I once asked one of the anointed to fill in for me on a Bible study while I was away. It was a study decades ago with a Czech woman old enough to be my grandmother, and in hindsight she probably regarded me as a grandson. Trust me on this: that Czech woman would NOT have experienced the heavenly calling even had she endured, which she did not.
To her anointed visitor, she told me later how she had offered some cake and coffee, same as she always offered them to me—and they were good, too. “No thank you,” the elderly anointed sister said, “my food is to do the will of him who sent me.”
“It’s theater!” sputtered my exasperated would-be grandma when I saw her the next week. “It’s just coffee and cake!

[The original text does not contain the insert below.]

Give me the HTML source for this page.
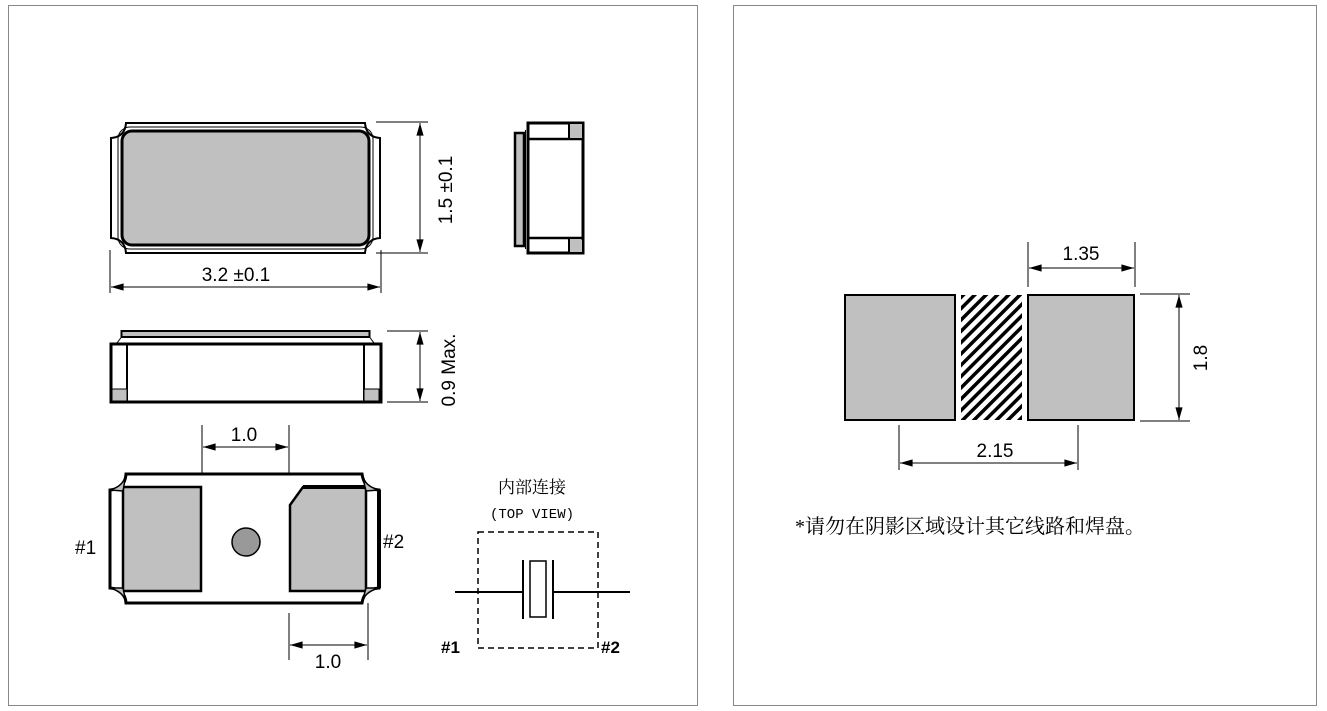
<!DOCTYPE html>
<html><head><meta charset="utf-8"><style>
body{margin:0;background:#fff;}
svg{display:block;}
text{font-family:"Liberation Sans",sans-serif;fill:#000;}
.cn{font-family:"Liberation Serif","Noto Serif CJK SC","Noto Sans CJK SC",serif;}
</style></head><body>
<svg width="1327" height="711" viewBox="0 0 1327 711" xmlns="http://www.w3.org/2000/svg">
<defs>
<marker id="a" viewBox="0 0 14 10" refX="14" refY="5" markerWidth="14" markerHeight="9" markerUnits="userSpaceOnUse" orient="auto-start-reverse"><path d="M0,1 L14,5 L0,9 Z" fill="#000"/></marker>
<pattern id="h" patternUnits="userSpaceOnUse" width="8" height="8" patternTransform="rotate(45)"><rect width="8" height="8" fill="#fff"/><rect x="0" y="0" width="3.5" height="8" fill="#000"/></pattern>
</defs>
<rect x="8.5" y="5.5" width="689" height="700" fill="none" stroke="#888" stroke-width="1"/>
<rect x="733.5" y="5.5" width="583" height="700" fill="none" stroke="#888" stroke-width="1"/>

<!-- top view -->
<path d="M126,123 L365,123 Q366,137 380,138 L380,238 Q366,239 365,253 L126,253 Q125,239 111,238 L111,138 Q125,137 126,123 Z" fill="#fff" stroke="#000" stroke-width="2"/>
<rect x="118" y="127" width="255" height="122" rx="12" fill="none" stroke="#000" stroke-width="1"/>
<rect x="122" y="131" width="247" height="114" rx="10" fill="#c0c0c0" stroke="#000" stroke-width="3"/>
<g stroke="#000" stroke-width="1">
<line x1="376" y1="122" x2="428" y2="122"/><line x1="376" y1="253" x2="428" y2="253"/>
<line x1="420" y1="123" x2="420" y2="252" marker-start="url(#a)" marker-end="url(#a)"/>
<line x1="110" y1="250" x2="110" y2="293"/><line x1="381" y1="250" x2="381" y2="293"/>
<line x1="111" y1="287" x2="380" y2="287" marker-start="url(#a)" marker-end="url(#a)"/>
</g>
<text x="236" y="281" font-size="19" text-anchor="middle">3.2 ±0.1</text>
<text transform="translate(452,190) rotate(-90)" font-size="19" text-anchor="middle">1.5 ±0.1</text>

<!-- side view -->
<rect x="515" y="133" width="9" height="113" fill="#c0c0c0" stroke="#000" stroke-width="2.5"/>
<line x1="525.5" y1="130" x2="525.5" y2="249" stroke="#000" stroke-width="1"/>
<rect x="528" y="123" width="55" height="130" fill="#fff" stroke="#000" stroke-width="3"/>
<line x1="528" y1="139" x2="583" y2="139" stroke="#000" stroke-width="2.5"/>
<line x1="528" y1="238" x2="583" y2="238" stroke="#000" stroke-width="2.5"/>
<rect x="570" y="124" width="12" height="14" fill="#c0c0c0"/>
<rect x="570" y="240" width="12" height="12" fill="#c0c0c0"/>
<line x1="569" y1="124" x2="569" y2="139" stroke="#000" stroke-width="2"/>
<line x1="569" y1="238" x2="569" y2="253" stroke="#000" stroke-width="2"/>

<!-- front view -->
<path d="M121.5,337 L121.5,331 L369.5,331 L369.5,337 L374,343 L117,343 Z" fill="#fff" stroke="#000" stroke-width="1"/>
<rect x="121.5" y="331" width="248" height="6" fill="#c0c0c0" stroke="#000" stroke-width="2"/>
<rect x="111" y="344" width="270" height="58" fill="#fff" stroke="#000" stroke-width="3"/>
<line x1="127" y1="344" x2="127" y2="402" stroke="#000" stroke-width="2"/>
<line x1="364" y1="344" x2="364" y2="402" stroke="#000" stroke-width="2"/>
<rect x="112" y="389" width="15" height="12" fill="#c0c0c0" stroke="#000" stroke-width="1"/>
<rect x="364" y="389" width="15" height="12" fill="#c0c0c0" stroke="#000" stroke-width="1"/>
<g stroke="#000" stroke-width="1">
<line x1="387" y1="331" x2="428" y2="331"/><line x1="387" y1="402" x2="428" y2="402"/>
<line x1="420" y1="332" x2="420" y2="401" marker-start="url(#a)" marker-end="url(#a)"/>
</g>
<text transform="translate(455,370) rotate(-90)" font-size="19" text-anchor="middle">0.9 Max.</text>

<!-- bottom view -->
<path d="M126,474 L362,474 Q364,489 379,490 L379,588 Q364,589 362,603 L126,603 Q125,589 110,588 L110,490 Q125,489 126,474 Z" fill="#fff" stroke="#000" stroke-width="3"/>
<rect x="123" y="487" width="78" height="104" fill="#c0c0c0" stroke="#000" stroke-width="2.5"/>
<path d="M303,487 L366,487 L366,591 L290,591 L290,505 Z" fill="#c0c0c0" stroke="#000" stroke-width="2.5"/>
<line x1="303" y1="487" x2="366" y2="487" stroke="#000" stroke-width="4"/>
<line x1="379" y1="490" x2="379" y2="588" stroke="#000" stroke-width="4"/>
<path d="M126,474 Q124,486 110,490 L123,491 Z M126,603 Q124,592 110,588 L123,588 Z M362,474 Q364,486 379,490 L366,491 Z M362,603 Q364,592 379,588 L366,588 Z" fill="#c0c0c0" stroke="#000" stroke-width="1.5"/>
<circle cx="246" cy="542" r="14" fill="#999" stroke="#000" stroke-width="1.5"/>
<g stroke="#000" stroke-width="1">
<line x1="202" y1="425" x2="202" y2="474"/><line x1="289" y1="425" x2="289" y2="474"/>
<line x1="203" y1="447" x2="288" y2="447" marker-start="url(#a)" marker-end="url(#a)"/>
<line x1="289" y1="613" x2="289" y2="660"/><line x1="368" y1="603" x2="368" y2="660"/>
<line x1="290" y1="645" x2="367" y2="645" marker-start="url(#a)" marker-end="url(#a)"/>
</g>
<text x="244" y="441" font-size="19" text-anchor="middle">1.0</text>
<text x="328" y="668" font-size="19" text-anchor="middle">1.0</text>
<text x="75" y="554" font-size="19">#1</text>
<text x="383" y="548" font-size="19">#2</text>

<!-- schematic -->
<text x="532" y="493" class="cn" font-size="17" text-anchor="middle">内部连接</text>
<text x="532" y="518" font-size="14" text-anchor="middle" style="font-family:'Liberation Mono',monospace">(TOP VIEW)</text>
<rect x="478" y="532" width="120" height="116" fill="none" stroke="#000" stroke-width="1.5" stroke-dasharray="6,4"/>
<g stroke="#000" stroke-width="2">
<line x1="455" y1="592" x2="523" y2="592"/><line x1="553" y1="592" x2="630" y2="592"/>
<line x1="523" y1="560" x2="523" y2="619"/><line x1="553" y1="560" x2="553" y2="619"/>
</g>
<rect x="530" y="561" width="16" height="56" fill="#fff" stroke="#000" stroke-width="1.5"/>
<text x="441" y="653" font-size="17" font-weight="bold">#1</text>
<text x="601" y="653" font-size="17" font-weight="bold">#2</text>

<!-- right panel -->
<rect x="845" y="295" width="110" height="125" fill="#c0c0c0" stroke="#000" stroke-width="2"/>
<rect x="961" y="295" width="61" height="125" fill="url(#h)"/>
<rect x="1028" y="295" width="106" height="125" fill="#c0c0c0" stroke="#000" stroke-width="2"/>
<g stroke="#000" stroke-width="1">
<line x1="1028" y1="242" x2="1028" y2="287"/><line x1="1135" y1="242" x2="1135" y2="287"/>
<line x1="1029" y1="268" x2="1134" y2="268" marker-start="url(#a)" marker-end="url(#a)"/>
<line x1="1140" y1="294" x2="1190" y2="294"/><line x1="1140" y1="421" x2="1190" y2="421"/>
<line x1="1179" y1="295" x2="1179" y2="420" marker-start="url(#a)" marker-end="url(#a)"/>
<line x1="899" y1="425" x2="899" y2="470"/><line x1="1078" y1="425" x2="1078" y2="470"/>
<line x1="900" y1="463" x2="1077" y2="463" marker-start="url(#a)" marker-end="url(#a)"/>
</g>
<text x="1081" y="260" font-size="19" text-anchor="middle">1.35</text>
<text x="995" y="457" font-size="19" text-anchor="middle">2.15</text>
<text transform="translate(1207,358) rotate(-90)" font-size="19" text-anchor="middle">1.8</text>
<text x="795" y="533" class="cn" font-size="20">*请勿在阴影区域设计其它线路和焊盘。</text>
</svg>
</body></html>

You don’t need to make a speech about it!”
Well, I guess they don’t have coffee and cake in heaven. Much to my surprise, years later I learned that the anointed woman’s fleshly sister, just as faithful, had never believed her sister was really anointed, but was delusional in some way. Everyone else believed she was—reading that into her partaking of the emblems. I suppose that she was, too. But who can say? It is an individual calling, an individual experience. It is always recommended we don’t get too intrusive with them, grilling them on what their anointed experience feels like, for example. Maybe it is for their sake that counsel is given, so that they are content to remain in their present role, and not have people oohing and ahhing over them, that they do not go worldly gnostic on us, carrying on and on about their special commission, demanding their own platforms in the here and now, as well as anointed-only conventions in which to reconnoiter.